TASK INPUTS —
==================================================
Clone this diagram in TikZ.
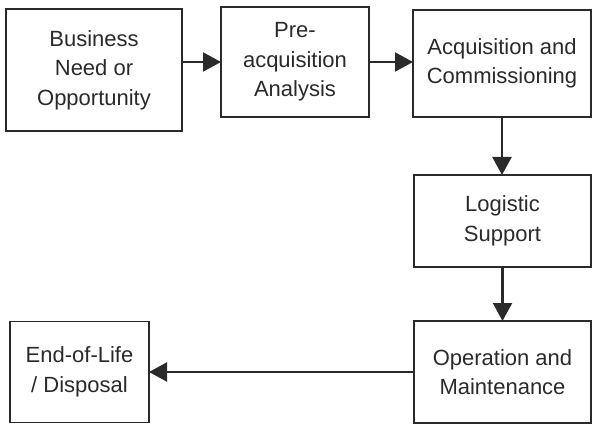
==================================================
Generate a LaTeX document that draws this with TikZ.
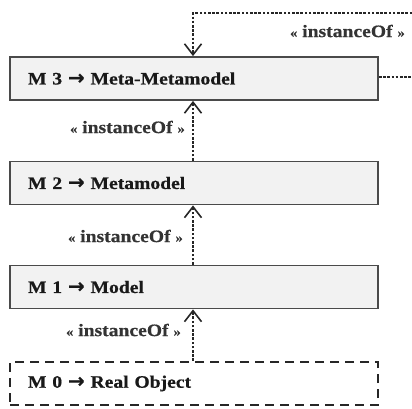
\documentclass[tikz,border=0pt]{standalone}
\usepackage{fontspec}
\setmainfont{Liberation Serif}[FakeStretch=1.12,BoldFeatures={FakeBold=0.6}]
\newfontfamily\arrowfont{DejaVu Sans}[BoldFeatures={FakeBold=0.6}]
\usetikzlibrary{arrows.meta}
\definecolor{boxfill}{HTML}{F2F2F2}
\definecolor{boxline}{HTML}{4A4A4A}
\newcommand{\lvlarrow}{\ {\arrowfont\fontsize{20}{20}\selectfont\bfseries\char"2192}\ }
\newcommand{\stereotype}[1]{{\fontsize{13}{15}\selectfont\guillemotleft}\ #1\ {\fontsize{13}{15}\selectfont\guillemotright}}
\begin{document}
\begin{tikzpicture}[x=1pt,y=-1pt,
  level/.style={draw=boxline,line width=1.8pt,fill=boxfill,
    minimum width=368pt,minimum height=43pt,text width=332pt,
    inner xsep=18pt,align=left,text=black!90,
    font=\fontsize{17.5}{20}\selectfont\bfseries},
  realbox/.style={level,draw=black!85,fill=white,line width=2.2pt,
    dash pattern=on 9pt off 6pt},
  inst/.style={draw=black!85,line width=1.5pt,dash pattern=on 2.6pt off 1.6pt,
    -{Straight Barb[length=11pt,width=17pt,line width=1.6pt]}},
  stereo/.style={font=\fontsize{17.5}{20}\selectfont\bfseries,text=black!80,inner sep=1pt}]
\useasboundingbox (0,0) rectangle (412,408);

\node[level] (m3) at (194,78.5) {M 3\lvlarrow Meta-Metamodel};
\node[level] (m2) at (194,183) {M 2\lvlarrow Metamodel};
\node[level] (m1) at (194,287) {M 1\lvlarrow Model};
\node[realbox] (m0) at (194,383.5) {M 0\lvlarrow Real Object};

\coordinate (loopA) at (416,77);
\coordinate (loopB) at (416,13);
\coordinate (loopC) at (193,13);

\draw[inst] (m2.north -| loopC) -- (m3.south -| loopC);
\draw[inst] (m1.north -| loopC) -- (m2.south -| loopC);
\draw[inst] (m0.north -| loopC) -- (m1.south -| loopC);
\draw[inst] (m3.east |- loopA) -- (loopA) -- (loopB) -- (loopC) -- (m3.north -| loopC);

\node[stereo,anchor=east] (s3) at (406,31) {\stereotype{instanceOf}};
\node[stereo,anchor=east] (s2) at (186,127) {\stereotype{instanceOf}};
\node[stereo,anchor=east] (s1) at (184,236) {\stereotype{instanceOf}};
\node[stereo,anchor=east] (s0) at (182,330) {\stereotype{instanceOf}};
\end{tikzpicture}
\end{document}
==================================================
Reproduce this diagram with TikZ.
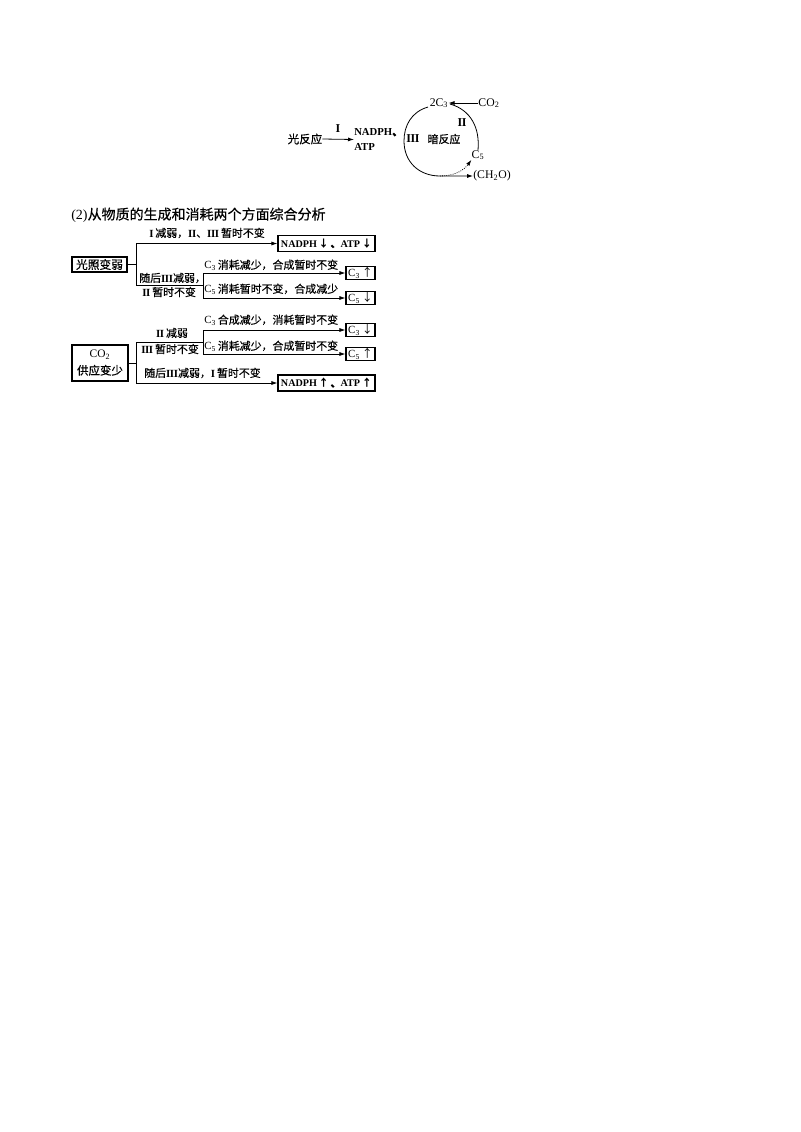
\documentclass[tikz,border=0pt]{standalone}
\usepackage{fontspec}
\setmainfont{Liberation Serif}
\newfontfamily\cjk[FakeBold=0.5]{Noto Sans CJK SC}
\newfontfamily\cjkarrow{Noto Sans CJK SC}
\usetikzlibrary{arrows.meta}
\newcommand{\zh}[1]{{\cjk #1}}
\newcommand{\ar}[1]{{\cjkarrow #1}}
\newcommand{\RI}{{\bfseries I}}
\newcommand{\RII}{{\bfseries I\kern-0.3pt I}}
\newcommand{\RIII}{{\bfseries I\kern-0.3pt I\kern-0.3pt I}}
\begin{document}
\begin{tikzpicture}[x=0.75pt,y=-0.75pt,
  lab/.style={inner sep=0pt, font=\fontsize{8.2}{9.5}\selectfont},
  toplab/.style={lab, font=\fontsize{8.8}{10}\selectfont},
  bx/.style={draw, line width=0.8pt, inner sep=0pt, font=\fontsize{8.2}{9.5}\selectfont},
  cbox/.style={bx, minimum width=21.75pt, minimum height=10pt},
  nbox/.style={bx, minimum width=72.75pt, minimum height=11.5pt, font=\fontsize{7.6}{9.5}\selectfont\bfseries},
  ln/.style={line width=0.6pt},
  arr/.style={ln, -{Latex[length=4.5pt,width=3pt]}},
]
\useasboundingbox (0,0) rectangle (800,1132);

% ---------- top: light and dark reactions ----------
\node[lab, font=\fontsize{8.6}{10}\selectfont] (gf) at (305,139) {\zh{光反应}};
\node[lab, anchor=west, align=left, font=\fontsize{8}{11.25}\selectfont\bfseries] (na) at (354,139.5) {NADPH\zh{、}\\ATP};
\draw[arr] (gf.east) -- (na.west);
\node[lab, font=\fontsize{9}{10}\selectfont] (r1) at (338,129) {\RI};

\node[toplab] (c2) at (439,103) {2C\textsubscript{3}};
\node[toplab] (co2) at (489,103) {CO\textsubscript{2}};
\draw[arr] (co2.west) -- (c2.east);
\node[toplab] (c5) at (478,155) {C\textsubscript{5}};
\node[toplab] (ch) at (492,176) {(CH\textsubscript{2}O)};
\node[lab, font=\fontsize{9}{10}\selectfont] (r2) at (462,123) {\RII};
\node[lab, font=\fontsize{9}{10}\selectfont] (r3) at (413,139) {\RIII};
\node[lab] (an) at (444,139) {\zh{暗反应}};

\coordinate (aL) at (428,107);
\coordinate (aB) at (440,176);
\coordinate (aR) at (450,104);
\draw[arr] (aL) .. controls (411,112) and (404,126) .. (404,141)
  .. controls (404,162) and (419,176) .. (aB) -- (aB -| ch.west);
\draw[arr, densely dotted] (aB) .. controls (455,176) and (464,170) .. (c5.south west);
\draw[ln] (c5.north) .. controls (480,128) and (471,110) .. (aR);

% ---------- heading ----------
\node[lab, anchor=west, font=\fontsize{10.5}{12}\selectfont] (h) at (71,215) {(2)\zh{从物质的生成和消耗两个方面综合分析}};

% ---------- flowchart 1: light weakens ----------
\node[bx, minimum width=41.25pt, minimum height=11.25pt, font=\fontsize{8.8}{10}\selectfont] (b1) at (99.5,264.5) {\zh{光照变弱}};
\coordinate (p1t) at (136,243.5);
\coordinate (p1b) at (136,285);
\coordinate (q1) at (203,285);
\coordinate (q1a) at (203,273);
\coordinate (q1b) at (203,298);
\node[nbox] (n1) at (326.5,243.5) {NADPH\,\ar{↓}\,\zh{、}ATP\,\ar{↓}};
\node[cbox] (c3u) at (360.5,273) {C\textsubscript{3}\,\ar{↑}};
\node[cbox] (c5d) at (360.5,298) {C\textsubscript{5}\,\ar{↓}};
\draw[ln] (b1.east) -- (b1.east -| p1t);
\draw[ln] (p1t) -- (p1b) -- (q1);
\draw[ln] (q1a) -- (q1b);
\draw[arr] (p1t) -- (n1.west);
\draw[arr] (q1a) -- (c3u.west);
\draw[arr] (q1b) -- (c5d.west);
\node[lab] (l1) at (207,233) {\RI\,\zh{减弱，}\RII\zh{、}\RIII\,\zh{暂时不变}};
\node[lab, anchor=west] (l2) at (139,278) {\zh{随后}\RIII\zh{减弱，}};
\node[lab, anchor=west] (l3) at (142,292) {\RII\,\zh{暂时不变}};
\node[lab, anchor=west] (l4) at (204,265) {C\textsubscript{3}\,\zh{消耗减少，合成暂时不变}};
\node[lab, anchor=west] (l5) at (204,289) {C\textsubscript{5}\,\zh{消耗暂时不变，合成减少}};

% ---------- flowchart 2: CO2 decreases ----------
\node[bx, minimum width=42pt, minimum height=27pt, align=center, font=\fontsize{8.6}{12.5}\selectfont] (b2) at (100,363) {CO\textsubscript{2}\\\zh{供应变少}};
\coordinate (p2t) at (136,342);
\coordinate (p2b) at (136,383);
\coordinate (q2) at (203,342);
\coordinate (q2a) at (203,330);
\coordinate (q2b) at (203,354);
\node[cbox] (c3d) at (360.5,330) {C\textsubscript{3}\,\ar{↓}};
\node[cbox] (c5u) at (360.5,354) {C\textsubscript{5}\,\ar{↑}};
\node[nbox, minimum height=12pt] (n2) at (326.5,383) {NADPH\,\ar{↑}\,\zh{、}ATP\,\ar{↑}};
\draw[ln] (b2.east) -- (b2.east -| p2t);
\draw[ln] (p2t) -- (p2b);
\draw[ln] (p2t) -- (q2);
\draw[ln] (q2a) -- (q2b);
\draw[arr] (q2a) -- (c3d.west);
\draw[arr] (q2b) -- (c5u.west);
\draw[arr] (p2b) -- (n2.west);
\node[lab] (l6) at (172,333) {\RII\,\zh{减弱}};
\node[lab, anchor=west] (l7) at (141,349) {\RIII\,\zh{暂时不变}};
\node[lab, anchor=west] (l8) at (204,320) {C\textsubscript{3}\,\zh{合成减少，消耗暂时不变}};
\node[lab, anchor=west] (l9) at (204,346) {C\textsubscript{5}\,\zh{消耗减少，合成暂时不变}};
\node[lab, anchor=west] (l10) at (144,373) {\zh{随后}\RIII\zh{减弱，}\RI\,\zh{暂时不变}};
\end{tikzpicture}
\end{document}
==================================================
WHAT THIS TASK INVOLVES — Among the entries above, locate the line with "Reproduce this diagram with TikZ." and the line with "(0,0) rectangle (800,1132);". Give those two lines and all lines between them again, exactly, leaving out the pictures.

WRITTEN RESPONSE —
Reproduce this diagram with TikZ.
\documentclass[tikz,border=0pt]{standalone}
\usepackage{fontspec}
\setmainfont{Liberation Serif}
\newfontfamily\cjk[FakeBold=0.5]{Noto Sans CJK SC}
\newfontfamily\cjkarrow{Noto Sans CJK SC}
\usetikzlibrary{arrows.meta}
\newcommand{\zh}[1]{{\cjk #1}}
\newcommand{\ar}[1]{{\cjkarrow #1}}
\newcommand{\RI}{{\bfseries I}}
\newcommand{\RII}{{\bfseries I\kern-0.3pt I}}
\newcommand{\RIII}{{\bfseries I\kern-0.3pt I\kern-0.3pt I}}
\begin{document}
\begin{tikzpicture}[x=0.75pt,y=-0.75pt,
  lab/.style={inner sep=0pt, font=\fontsize{8.2}{9.5}\selectfont},
  toplab/.style={lab, font=\fontsize{8.8}{10}\selectfont},
  bx/.style={draw, line width=0.8pt, inner sep=0pt, font=\fontsize{8.2}{9.5}\selectfont},
  cbox/.style={bx, minimum width=21.75pt, minimum height=10pt},
  nbox/.style={bx, minimum width=72.75pt, minimum height=11.5pt, font=\fontsize{7.6}{9.5}\selectfont\bfseries},
  ln/.style={line width=0.6pt},
  arr/.style={ln, -{Latex[length=4.5pt,width=3pt]}},
]
\useasboundingbox (0,0) rectangle (800,1132);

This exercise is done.